Kylene Kehn-Hall, professor of virology from the Virginia-Maryland College of Veterinary Medicine, has been appointed director of the Center for Emerging, Zoonotic, and Arthropod-borne Pathogens (CeZAP) in the Fralin Life Sciences Institute, effective Aug. 22.  

“I am excited that Dr. Kylene Kehn-Hall, a world-class scientist with extensive leadership experience has accepted this role,” said X.J. Meng, founding director of the center, University Distinguished Professor of Virology, and interim executive director of Fralin Life Sciences Institute. “She is very passionate about CeZAP and its mission, and has been actively participating in various center-led activities since the center’s formation. Kylene has the leadership, vision, passion, and respect from center-affiliated faculty to effectively lead and advance the center’s mission.”

With infectious disease emerging and reemerging worldwide and threatening the health of humans, animals, and plants, Virginia Tech formed this center in the summer of 2020, amid the COVID-19 pandemic, with world-renowned researcher Meng at the helm.

Similar to Meng’s research, Kehn-Hall’s research focuses on understanding the mechanism of viral pathogenesis and developing antivirals for vector-borne and zoonotic diseases.

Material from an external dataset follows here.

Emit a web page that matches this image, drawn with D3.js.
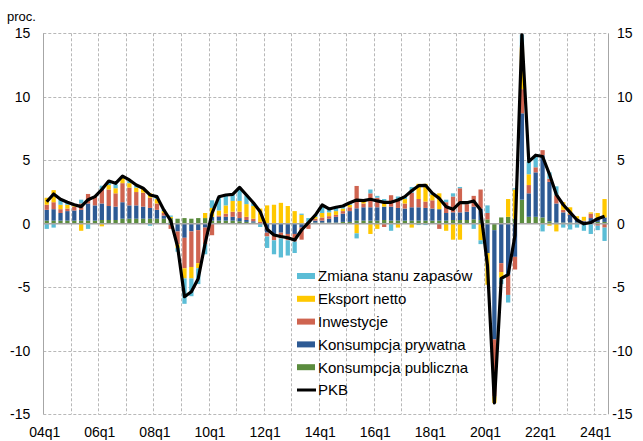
<!DOCTYPE html>
<html><head><meta charset="utf-8">
<script src="https://cdn.jsdelivr.net/npm/d3@7"></script>
<style>html,body{margin:0;padding:0;background:#fff;} svg{display:block;font-family:"Liberation Sans",Arial,sans-serif;}</style>
</head><body><svg id="c" width="643" height="441"></svg>
<script>
const quarters = ["04q1","04q2","04q3","04q4","05q1","05q2","05q3","05q4","06q1","06q2","06q3","06q4",
"07q1","07q2","07q3","07q4","08q1","08q2","08q3","08q4","09q1","09q2","09q3","09q4",
"10q1","10q2","10q3","10q4","11q1","11q2","11q3","11q4","12q1","12q2","12q3","12q4",
"13q1","13q2","13q3","13q4","14q1","14q2","14q3","14q4","15q1","15q2","15q3","15q4",
"16q1","16q2","16q3","16q4","17q1","17q2","17q3","17q4","18q1","18q2","18q3","18q4",
"19q1","19q2","19q3","19q4","20q1","20q2","20q3","20q4","21q1","21q2","21q3","21q4",
"22q1","22q2","22q3","22q4","23q1","23q2","23q3","23q4","24q1","24q2"];

const konsPubliczna = [.25,.25,.25,.25,.25,.25,.25,.25,.3,.3,.3,.4,
.4,.4,.4,.4,.4,.4,.45,.4,.45,.4,.45,.45,
.25,.25,.25,.25,.2,.15,.1,.05,0,0,.05,.05,
.05,.05,.1,.1,.1,.1,.1,.15,.15,.25,.25,.25,
.25,.3,.25,.25,.25,.25,.25,.25,.25,.25,.25,.3,
.3,.3,.35,.3,.35,-.5,.5,.55,.4,1.9,.55,.55,
.5,.2,.1,.1,.1,.1,.1,.15,.15,.15];

const konsPrywatna = [.85,.9,.6,.75,.8,.85,1.35,1.2,1.3,1.1,1.05,1.3,
1.05,1.05,.95,.85,.7,.25,-.1,-.6,-1.1,-.6,-.5,-.3,
.3,.3,.3,.3,.25,.15,.1,0,-.7,-.8,-.7,-.8,
-.8,-.3,.05,.15,.15,.3,.45,.65,.85,.97,1.05,1.05,
1.05,1.05,1.1,1.0,.95,1.05,1.05,1.0,.95,.9,.6,.6,
.6,.65,1.0,.9,-2.3,-8.6,-3.1,-4.0,-2.6,6.8,1.85,3.5,
4.9,3.1,1.5,.8,.6,.25,.1,.3,.3,.35];

const inwestycje = [.4,.55,.3,.2,.3,.5,.75,.7,1.1,1.3,1.05,1.5,
1.4,1.05,1.1,.8,.5,.2,-.3,-1.0,-2.4,-2.8,-2.6,-1.3,
-.9,.1,.25,.4,.5,.25,.2,.1,-.3,-.5,-.45,-.5,
-.6,-.95,-.4,.15,.25,.2,.15,.2,.3,1.76,.3,1.1,
.75,-.25,.9,.6,.4,1.15,.65,.5,.65,-.4,.85,1.25,
1.9,.6,.85,1.5,.5,-4.5,-.7,-1.6,-1.0,1.9,.65,.4,
.4,.25,.65,.2,.1,.05,.05,.35,-.15,-.3];

const eksportNetto = [.55,.95,.35,.3,.1,-.55,0,0,-.2,.35,.4,.4,
.35,.35,.35,.35,.35,.15,.1,-.3,-.8,-.9,-.4,.4,
.7,.4,.65,.85,.85,1.0,1.0,1.05,1.45,1.5,1.6,1.35,
.95,.65,0,.15,.35,.3,.3,.2,.2,-.75,.2,-.8,
-.4,.45,0,-.3,.35,-.3,1.2,1.4,.45,1.25,-.55,-1.25,
-1.25,0,0,-1.3,-2.5,-.5,-.45,1.4,2.3,3.3,.85,0,
0,-.15,-.6,.6,.5,.2,.3,.1,.4,1.45];

const zapasy = [-.4,-.3,.4,.2,.05,.3,-.4,0,.3,.3,.3,.15,
.2,.15,0,-.15,.2,.1,.1,-.3,-2.0,-1.4,-1.25,-.8,
.6,1.05,.8,.5,1.05,.7,.25,-.25,-.9,-1.1,-1.5,-1.2,
-.9,.1,.3,.15,.6,.25,.3,.2,.15,-.4,0,.3,
.15,.15,-.55,.3,.2,.45,-.1,-.1,.1,0,.2,.25,
.1,.1,-.4,-.3,.6,0,-.5,-.6,.1,1.0,1.0,.9,
-.6,.5,.7,-.3,-.45,-.3,-.55,-.8,-.35,-1.05];

const pkb = [1.74,2.35,1.93,1.7,1.5,1.35,1.9,2.14,2.7,3.37,3.19,3.76,
3.45,3.05,2.8,2.27,2.14,1.09,.25,-1.8,-5.74,-5.35,-4.3,-1.54,
.83,2.13,2.27,2.32,2.87,2.27,1.66,.95,-.43,-.88,-1.0,-1.1,
-1.28,-.49,.09,.69,1.48,1.17,1.3,1.4,1.66,1.87,1.82,1.93,
1.8,1.69,1.69,1.87,2.14,2.6,3.0,3.03,2.4,2.0,1.35,1.14,
1.66,1.66,1.8,1.09,-3.3,-14.1,-4.3,-4.0,-.9,14.9,4.9,5.4,
5.3,3.9,2.3,1.5,.9,.3,0,.1,.4,.6];

const yTicks = [-15,-10,-5,0,5,10,15];
const xTickLabels = ["04q1","06q1","08q1","10q1","12q1","14q1","16q1","18q1","20q1","22q1","24q1"];
const stackKeys = ["Konsumpcja publiczna","Konsumpcja prywatna","Inwestycje","Eksport netto","Zmiana stanu zapasów"];
const stackColors = ["#5b8c3e","#2d5a94","#cf6450","#ffc800","#5bbdd6"];
const legendOrder = ["Zmiana stanu zapasów","Eksport netto","Inwestycje","Konsumpcja prywatna","Konsumpcja publiczna","PKB"];

const seriesArrays = [konsPubliczna, konsPrywatna, inwestycje, eksportNetto, zapasy];
const rows = quarters.map((q,i)=>{const o={q:q}; stackKeys.forEach((k,j)=>o[k]=seriesArrays[j][i]); return o;});

const L=43.3, R=608, T=33.3, B=414.3;
const FONT = "Liberation Sans, Arial, sans-serif";
const svg = d3.select("#c");
const x = d3.scaleBand().domain(quarters).range([L,R]).paddingInner(0.38).paddingOuter(0.19);
const y = d3.scaleLinear().domain([-15,15]).range([B,T]);
const step = x.step(), bw = x.bandwidth();
const slotStart = q => x(q) - step*0.19;
const color = d3.scaleOrdinal().domain(stackKeys).range(stackColors);

// grid
const grid = svg.append("g");
grid.selectAll("line.h").data(yTicks.filter(v=>v!==0)).join("line")
  .attr("x1",L).attr("x2",R).attr("y1",d=>Math.round(y(d))+0.5).attr("y2",d=>Math.round(y(d))+0.5)
  .attr("stroke","#b8b8b8").attr("stroke-width",1).attr("stroke-dasharray","3,2");
const yearStarts = quarters.filter((q,i)=>i>0 && q.endsWith("q1"));
grid.selectAll("line.v").data(yearStarts).join("line")
  .attr("x1",d=>Math.round(slotStart(d))+0.5).attr("x2",d=>Math.round(slotStart(d))+0.5)
  .attr("y1",T).attr("y2",B)
  .attr("stroke","#b8b8b8").attr("stroke-width",1).attr("stroke-dasharray","3,2");

// axes lines
svg.append("line").attr("x1",Math.round(L)+0.5).attr("x2",Math.round(L)+0.5).attr("y1",T).attr("y2",B).attr("stroke","#a6a6a6");
svg.append("line").attr("x1",Math.round(R)+0.5).attr("x2",Math.round(R)+0.5).attr("y1",T).attr("y2",B).attr("stroke","#a6a6a6");

// bars
const stacked = d3.stack().keys(stackKeys).offset(d3.stackOffsetDiverging)(rows);
svg.append("clipPath").attr("id","plot").append("rect").attr("x",L).attr("y",T).attr("width",R-L).attr("height",B-T);
const barsG = svg.append("g").attr("clip-path","url(#plot)");
barsG.selectAll("g").data(stacked).join("g").attr("fill",d=>color(d.key))
  .selectAll("rect").data(d=>d).join("rect")
  .attr("x",d=>x(d.data.q)).attr("width",bw)
  .attr("y",d=>y(Math.max(d[0],d[1]))).attr("height",d=>Math.abs(y(d[0])-y(d[1])));

// zero line
svg.append("line").attr("x1",L).attr("x2",R).attr("y1",y(0)).attr("y2",y(0)).attr("stroke","#a6a6a6").attr("stroke-width",1.5);

// PKB line
const line = d3.line().x((v,i)=>x(quarters[i])+bw/2).y(v=>y(v));
svg.append("g").attr("clip-path","url(#plot)").append("path").datum(pkb).attr("d",line)
  .attr("fill","none").attr("stroke","#000").attr("stroke-width",3.2).attr("stroke-linejoin","round");

// axis labels
const fmt = d => String(d);
const ax = svg.append("g").attr("transform",`translate(${L},0)`)
  .call(d3.axisLeft(y).tickValues(yTicks).tickSize(0).tickPadding(13).tickFormat(fmt));
ax.select(".domain").remove();
ax.selectAll("text").attr("font-size","14px").attr("fill","#000").attr("font-family",FONT);

const axR = svg.append("g").attr("transform",`translate(${R},0)`)
  .call(d3.axisRight(y).tickValues(yTicks).tickSize(0).tickPadding(9).tickFormat(fmt));
axR.select(".domain").remove();
axR.selectAll("text").attr("font-size","14px").attr("fill","#000").attr("font-family",FONT)
  .attr("dx",d=> d<0 ? -4.7 : 0);

const axB = svg.append("g")
  .call(d3.axisBottom(x).tickValues(xTickLabels).tickSize(0));
axB.select(".domain").remove();
axB.selectAll("text").attr("y",437).attr("dy",null).attr("dx",-2).attr("font-size","14px").attr("fill","#000")
  .attr("font-family",FONT);

svg.append("text").attr("x",7).attr("y",21).attr("font-size","13px").attr("fill","#000").text("proc.");

// legend
const lg = svg.append("g").attr("transform","translate(297,276)");
legendOrder.forEach((k,i)=>{
  const g = lg.append("g").attr("transform",`translate(0,${i*22.8})`);
  if(k==="PKB"){
    g.append("line").attr("x1",0).attr("x2",19).attr("y1",0).attr("y2",0).attr("stroke","#000").attr("stroke-width",3);
  } else {
    g.append("rect").attr("x",0).attr("y",-3).attr("width",18).attr("height",6).attr("fill",color(k));
  }
  g.append("text").attr("x",21).attr("y",0).attr("dy","0.36em").attr("font-size","15px").attr("fill","#000").text(k);
});
</script></body></html>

Her sponsored research portfolio includes funding by the National Institutes of Health, Department of Defense, and the private sector, which encompasses millions of dollars in active research.

“COVID-19 reemphasized the importance of research and education on emerging zoonotic diseases and CeZAP is well-positioned to tackle this global need,” said Kehn-Hall. “CeZAP faculty are performing impressive and innovative research in the infectious disease space, which span from foundation science on infectious diseases to translational efforts such as vaccine development. We are also committed to training the next generation of infectious disease scientists, who will contribute to pandemic responses in the future. I am honored to be leading the center in its transdisciplinary research and educational endeavors.”

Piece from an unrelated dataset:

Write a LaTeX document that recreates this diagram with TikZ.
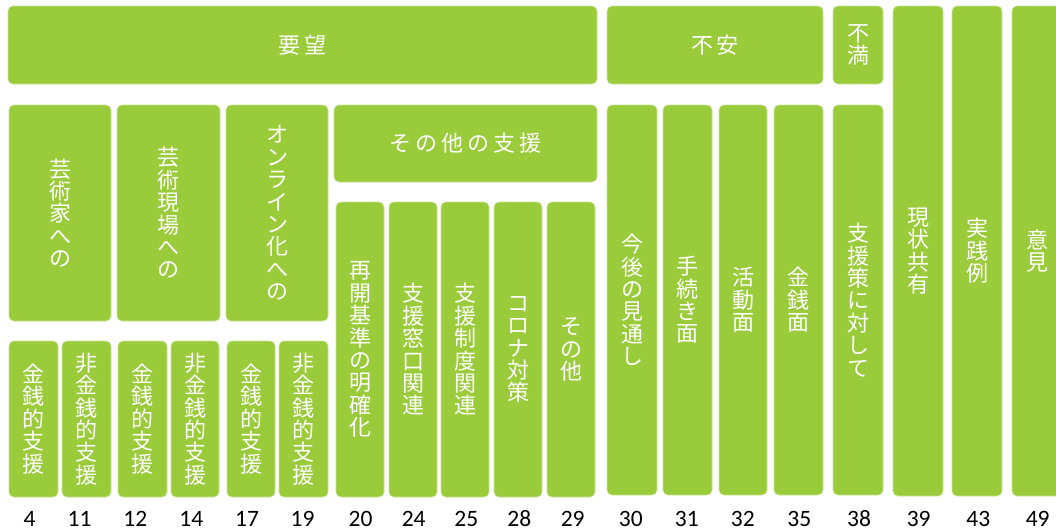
\documentclass[tikz,border=0pt]{standalone}
\usepackage{fontspec}
\newfontfamily\jp{Noto Sans CJK JP}
\newfontfamily\numfont{Carlito}
\definecolor{boxgreen}{RGB}{154,203,58}
\tikzset{
  box/.style={fill=boxgreen, draw=boxgreen!55!white, line width=0.6pt, rounded corners=5pt,
    inner sep=0pt, text=white, align=center, font=\jp\fontsize{22}{22.4}\selectfont},
  numlabel/.style={anchor=base, inner sep=0pt, font=\numfont\fontsize{23.5}{24}\selectfont, text=black}
}
\newcommand\hs{\kern4pt }
\begin{document}
\begin{tikzpicture}[x=1pt,y=-1pt]
\clip (0,0) rectangle (1056,531);
% top row
\node[box, minimum width=589, minimum height=78] (yobo) at (302.5,45) {要\hs 望};
\node[box, minimum width=216, minimum height=78] (fuan) at (715,45) {不\hs 安};
\node[box, minimum width=50, minimum height=78] (fuman) at (858,45) {不\\満};
\node[box, minimum width=50, minimum height=490] (genjo) at (918,251) {現\\状\\共\\有};
\node[box, minimum width=50, minimum height=490] (jissen) at (977,251) {実\\践\\例};
\node[box, minimum width=50, minimum height=490] (iken) at (1037,251) {意\\見};
% middle row
\node[box, minimum width=102, minimum height=216] (geika) at (60,213) {芸\\術\\家\\へ\\の};
\node[box, minimum width=103, minimum height=216] (genba) at (168.5,213) {芸\\術\\現\\場\\へ\\の};
\node[box, minimum width=102, minimum height=216] (online) at (277,213) {オ\\ン\\ラ\\イ\\ン\\化\\へ\\の};
\node[box, minimum width=263, minimum height=77] (sonotashien) at (465.5,143.5) {そ\hs の\hs 他\hs の\hs 支\hs 援};
\node[box, minimum width=50, minimum height=390] (mitoshi) at (632,300) {今\\後\\の\\見\\通\\し};
\node[box, minimum width=49, minimum height=390] (tetsuzuki) at (687.5,300) {手\\続\\き\\面};
\node[box, minimum width=48, minimum height=390] (katsudo) at (743,300) {活\\動\\面};
\node[box, minimum width=49, minimum height=390] (kinsenmen) at (798.5,300) {金\\銭\\面};
\node[box, minimum width=50, minimum height=390] (shiensaku) at (858,300) {支\\援\\策\\に\\対\\し\\て};
% bottom row
\node[box, minimum width=49, minimum height=156] (a1) at (33.5,419) {金\\銭\\的\\支\\援};
\node[box, minimum width=49, minimum height=156] (a2) at (86.5,419) {非\\金\\銭\\的\\支\\援};
\node[box, minimum width=49, minimum height=156] (b1) at (142.5,419) {金\\銭\\的\\支\\援};
\node[box, minimum width=48, minimum height=156] (b2) at (195,419) {非\\金\\銭\\的\\支\\援};
\node[box, minimum width=48, minimum height=156] (c1) at (251,419) {金\\銭\\的\\支\\援};
\node[box, minimum width=49, minimum height=156] (c2) at (303.5,419) {非\\金\\銭\\的\\支\\援};
\node[box, minimum width=48, minimum height=295] (d1) at (360,349.5) {再\\開\\基\\準\\の\\明\\確\\化};
\node[box, minimum width=48, minimum height=295] (d2) at (413,349.5) {支\\援\\窓\\口\\関\\連};
\node[box, minimum width=48, minimum height=295] (d3) at (465,349.5) {支\\援\\制\\度\\関\\連};
\node[box, minimum width=48, minimum height=295] (d4) at (518,349.5) {コ\\ロ\\ナ\\対\\策};
\node[box, minimum width=48, minimum height=295] (d5) at (571,349.5) {そ\\の\\他};
% numbers
\node[numlabel] (n4) at (29.7,526.7) {4};
\node[numlabel] (n11) at (79.5,526.7) {11};
\node[numlabel] (n12) at (135.3,526.7) {12};
\node[numlabel] (n14) at (191.3,526.7) {14};
\node[numlabel] (n17) at (247,526.7) {17};
\node[numlabel] (n19) at (302.5,526.7) {19};
\node[numlabel] (n20) at (360.5,526.7) {20};
\node[numlabel] (n24) at (413.7,526.7) {24};
\node[numlabel] (n25) at (466.3,526.7) {25};
\node[numlabel] (n28) at (519.3,526.7) {28};
\node[numlabel] (n29) at (572.7,526.7) {29};
\node[numlabel] (n30) at (630.8,526.7) {30};
\node[numlabel] (n31) at (686.8,526.7) {31};
\node[numlabel] (n32) at (742.8,526.7) {32};
\node[numlabel] (n35) at (799.3,526.7) {35};
\node[numlabel] (n38) at (859,526.7) {38};
\node[numlabel] (n39) at (918.7,526.7) {39};
\node[numlabel] (n43) at (978.3,526.7) {43};
\node[numlabel] (n49) at (1037.7,526.7) {49};
\end{tikzpicture}
\end{document}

As the associate director of the center for the past eight months, Kehn-Hall has served on the CeZAP advisory and leadership committees from the center’s beginning and taught a two-credit infectious disease course for the center’s Infectious Disease Interdisciplinary Graduate Education Program.  

Prior to joining Virginia Tech, Kehn-Hall was the director of the biosciences doctoral graduate program and the associate director of the School of Systems Biology, both at George Mason University. She also served as an associate professor at George Mason University and as a research scientist in the U.S. Army Medical Research Institute of Infectious Diseases.

She is a member of the American Society for Virology and the American Society for Microbiology. Kehn-Hall has a master’s degree and Ph.D. in biochemistry and molecular biology from The George Washington University and bachelor's degrees in chemistry and biology from Virginia Commonwealth University.

Over the past few years under Meng’s leadership, the center has now more than 110 affiliated faculty from seven colleges who are engaging in transdisciplinary research collaborations. The center has a weekly distinguished speaker seminar series, a team-building seed grant program, 10 thematic focus areas, and is hosting its first infectious diseases symposium in October.

CeZAP-affiliated faculty led several collaborative interdisciplinary federal center and program grant applications including a National Institutes of Health (NIH) U19 grant, a NIH G20 grant, a NIH P01 grant, NIH K12 postdoctoral training grant, a National Science Foundation Research Training grant, and two National Science Foundation center grants.  

Administratively housed in the Fralin Life Sciences Institute, the center also receives support from the Virginia Agricultural Experimental Station, the Provost’s Office, the Graduate School, and six colleges.